▸ Written task:
Begin with the first line below and retype each line exactly through the line containing "80, 90, 100];". Any pictures are to be left out.

▸ Data section:
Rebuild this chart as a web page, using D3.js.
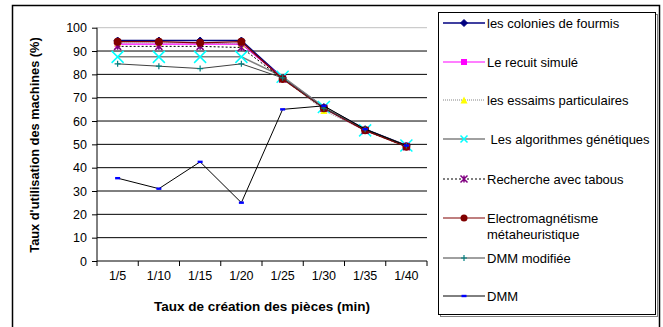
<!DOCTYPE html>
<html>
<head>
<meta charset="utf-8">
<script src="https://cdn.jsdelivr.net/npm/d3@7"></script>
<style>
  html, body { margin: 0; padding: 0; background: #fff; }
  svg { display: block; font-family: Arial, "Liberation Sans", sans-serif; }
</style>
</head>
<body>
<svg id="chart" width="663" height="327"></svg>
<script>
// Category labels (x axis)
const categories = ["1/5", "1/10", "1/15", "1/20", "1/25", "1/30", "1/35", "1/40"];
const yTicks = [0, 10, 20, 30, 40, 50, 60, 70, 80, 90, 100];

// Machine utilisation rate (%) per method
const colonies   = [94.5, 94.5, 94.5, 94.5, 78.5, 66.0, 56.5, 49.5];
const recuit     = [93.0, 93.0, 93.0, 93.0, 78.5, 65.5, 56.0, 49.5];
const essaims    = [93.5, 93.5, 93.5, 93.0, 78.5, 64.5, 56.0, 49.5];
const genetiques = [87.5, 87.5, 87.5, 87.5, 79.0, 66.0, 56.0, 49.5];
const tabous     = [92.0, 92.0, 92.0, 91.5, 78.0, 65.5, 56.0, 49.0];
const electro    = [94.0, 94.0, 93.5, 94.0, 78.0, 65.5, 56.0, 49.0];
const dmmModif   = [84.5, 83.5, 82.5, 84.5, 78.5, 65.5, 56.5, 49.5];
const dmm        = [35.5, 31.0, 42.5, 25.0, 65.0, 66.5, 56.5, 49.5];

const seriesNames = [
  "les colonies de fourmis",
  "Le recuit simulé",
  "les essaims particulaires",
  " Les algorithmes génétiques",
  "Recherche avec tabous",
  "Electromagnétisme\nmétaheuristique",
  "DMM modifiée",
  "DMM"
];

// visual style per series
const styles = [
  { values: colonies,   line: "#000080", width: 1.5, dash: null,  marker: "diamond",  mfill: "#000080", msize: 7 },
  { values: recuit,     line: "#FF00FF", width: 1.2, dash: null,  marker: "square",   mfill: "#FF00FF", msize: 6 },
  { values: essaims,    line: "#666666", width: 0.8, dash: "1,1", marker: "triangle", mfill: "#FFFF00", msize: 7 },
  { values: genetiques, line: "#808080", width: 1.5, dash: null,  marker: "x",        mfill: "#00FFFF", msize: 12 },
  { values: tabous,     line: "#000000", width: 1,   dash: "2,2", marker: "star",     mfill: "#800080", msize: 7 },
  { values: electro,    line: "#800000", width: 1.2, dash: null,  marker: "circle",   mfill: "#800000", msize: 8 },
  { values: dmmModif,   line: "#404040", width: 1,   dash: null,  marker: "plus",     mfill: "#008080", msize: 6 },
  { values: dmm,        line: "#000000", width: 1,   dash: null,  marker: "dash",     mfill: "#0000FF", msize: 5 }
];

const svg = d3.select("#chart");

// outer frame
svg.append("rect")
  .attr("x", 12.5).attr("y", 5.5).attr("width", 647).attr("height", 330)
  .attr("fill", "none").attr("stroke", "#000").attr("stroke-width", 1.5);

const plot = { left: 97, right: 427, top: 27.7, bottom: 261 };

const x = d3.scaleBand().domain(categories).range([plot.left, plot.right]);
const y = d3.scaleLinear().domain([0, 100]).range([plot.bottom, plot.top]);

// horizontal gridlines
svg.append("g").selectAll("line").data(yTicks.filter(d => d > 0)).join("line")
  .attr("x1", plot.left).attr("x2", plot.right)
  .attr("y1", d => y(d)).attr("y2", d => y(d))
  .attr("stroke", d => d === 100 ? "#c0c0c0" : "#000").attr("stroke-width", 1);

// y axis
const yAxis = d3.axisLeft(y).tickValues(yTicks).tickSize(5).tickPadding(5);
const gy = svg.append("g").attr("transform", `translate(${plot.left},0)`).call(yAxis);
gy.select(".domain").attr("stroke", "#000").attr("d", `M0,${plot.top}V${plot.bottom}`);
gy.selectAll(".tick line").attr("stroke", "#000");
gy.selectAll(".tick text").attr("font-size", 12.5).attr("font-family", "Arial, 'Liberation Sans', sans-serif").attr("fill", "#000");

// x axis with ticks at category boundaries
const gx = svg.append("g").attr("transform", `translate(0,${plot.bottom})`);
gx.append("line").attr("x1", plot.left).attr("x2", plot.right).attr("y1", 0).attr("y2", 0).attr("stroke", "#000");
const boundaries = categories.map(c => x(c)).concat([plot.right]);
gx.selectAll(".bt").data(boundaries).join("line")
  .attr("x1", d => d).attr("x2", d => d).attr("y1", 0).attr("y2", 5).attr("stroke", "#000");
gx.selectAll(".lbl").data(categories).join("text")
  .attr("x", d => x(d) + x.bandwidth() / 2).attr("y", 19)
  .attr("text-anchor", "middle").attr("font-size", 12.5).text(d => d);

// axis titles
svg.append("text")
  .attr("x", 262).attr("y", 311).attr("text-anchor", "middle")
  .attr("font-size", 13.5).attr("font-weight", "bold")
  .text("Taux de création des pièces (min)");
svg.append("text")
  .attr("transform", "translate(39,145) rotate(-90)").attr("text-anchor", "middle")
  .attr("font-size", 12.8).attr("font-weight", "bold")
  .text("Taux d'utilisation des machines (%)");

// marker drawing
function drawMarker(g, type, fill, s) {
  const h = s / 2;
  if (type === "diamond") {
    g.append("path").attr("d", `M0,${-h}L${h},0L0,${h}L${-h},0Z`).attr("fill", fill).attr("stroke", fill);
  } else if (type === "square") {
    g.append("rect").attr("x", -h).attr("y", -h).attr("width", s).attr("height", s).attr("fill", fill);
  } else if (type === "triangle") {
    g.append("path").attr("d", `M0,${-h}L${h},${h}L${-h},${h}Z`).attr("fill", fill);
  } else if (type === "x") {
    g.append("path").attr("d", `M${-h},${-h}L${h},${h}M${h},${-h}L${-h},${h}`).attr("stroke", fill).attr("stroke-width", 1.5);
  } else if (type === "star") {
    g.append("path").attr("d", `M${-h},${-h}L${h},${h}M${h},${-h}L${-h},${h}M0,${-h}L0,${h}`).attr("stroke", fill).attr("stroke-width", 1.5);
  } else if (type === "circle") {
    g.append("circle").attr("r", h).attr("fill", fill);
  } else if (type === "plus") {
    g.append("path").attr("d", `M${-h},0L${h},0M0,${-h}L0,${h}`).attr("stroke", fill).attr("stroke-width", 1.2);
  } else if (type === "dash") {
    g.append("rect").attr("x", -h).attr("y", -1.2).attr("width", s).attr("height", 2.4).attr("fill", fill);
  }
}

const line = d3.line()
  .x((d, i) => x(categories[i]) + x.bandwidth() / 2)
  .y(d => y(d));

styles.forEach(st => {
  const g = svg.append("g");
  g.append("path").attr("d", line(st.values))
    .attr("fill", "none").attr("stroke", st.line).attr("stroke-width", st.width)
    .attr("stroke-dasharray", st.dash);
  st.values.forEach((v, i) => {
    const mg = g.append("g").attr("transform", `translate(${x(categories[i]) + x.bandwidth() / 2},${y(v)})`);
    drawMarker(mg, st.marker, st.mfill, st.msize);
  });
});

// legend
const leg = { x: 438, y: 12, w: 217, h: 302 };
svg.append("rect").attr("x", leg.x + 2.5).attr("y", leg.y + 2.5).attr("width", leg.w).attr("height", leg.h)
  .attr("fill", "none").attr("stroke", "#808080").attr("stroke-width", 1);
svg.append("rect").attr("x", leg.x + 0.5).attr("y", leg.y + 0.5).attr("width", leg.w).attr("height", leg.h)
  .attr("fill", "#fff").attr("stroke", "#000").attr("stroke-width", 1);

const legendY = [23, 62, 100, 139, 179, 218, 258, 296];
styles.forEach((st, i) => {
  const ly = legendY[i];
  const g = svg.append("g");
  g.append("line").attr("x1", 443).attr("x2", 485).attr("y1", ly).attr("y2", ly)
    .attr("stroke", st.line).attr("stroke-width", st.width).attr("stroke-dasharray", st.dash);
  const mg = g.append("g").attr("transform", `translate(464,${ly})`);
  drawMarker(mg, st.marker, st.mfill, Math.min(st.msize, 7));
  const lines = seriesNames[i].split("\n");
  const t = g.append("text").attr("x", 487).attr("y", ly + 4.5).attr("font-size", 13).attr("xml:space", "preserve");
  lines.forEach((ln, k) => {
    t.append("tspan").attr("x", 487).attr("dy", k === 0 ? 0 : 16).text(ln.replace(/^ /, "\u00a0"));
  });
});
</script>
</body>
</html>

▸ Worked answer:
Rebuild this chart as a web page, using D3.js.
<!DOCTYPE html>
<html>
<head>
<meta charset="utf-8">
<script src="https://cdn.jsdelivr.net/npm/d3@7"></script>
<style>
  html, body { margin: 0; padding: 0; background: #fff; }
  svg { display: block; font-family: Arial, "Liberation Sans", sans-serif; }
</style>
</head>
<body>
<svg id="chart" width="663" height="327"></svg>
<script>
// Category labels (x axis)
const categories = ["1/5", "1/10", "1/15", "1/20", "1/25", "1/30", "1/35", "1/40"];
const yTicks = [0, 10, 20, 30, 40, 50, 60, 70, 80, 90, 100];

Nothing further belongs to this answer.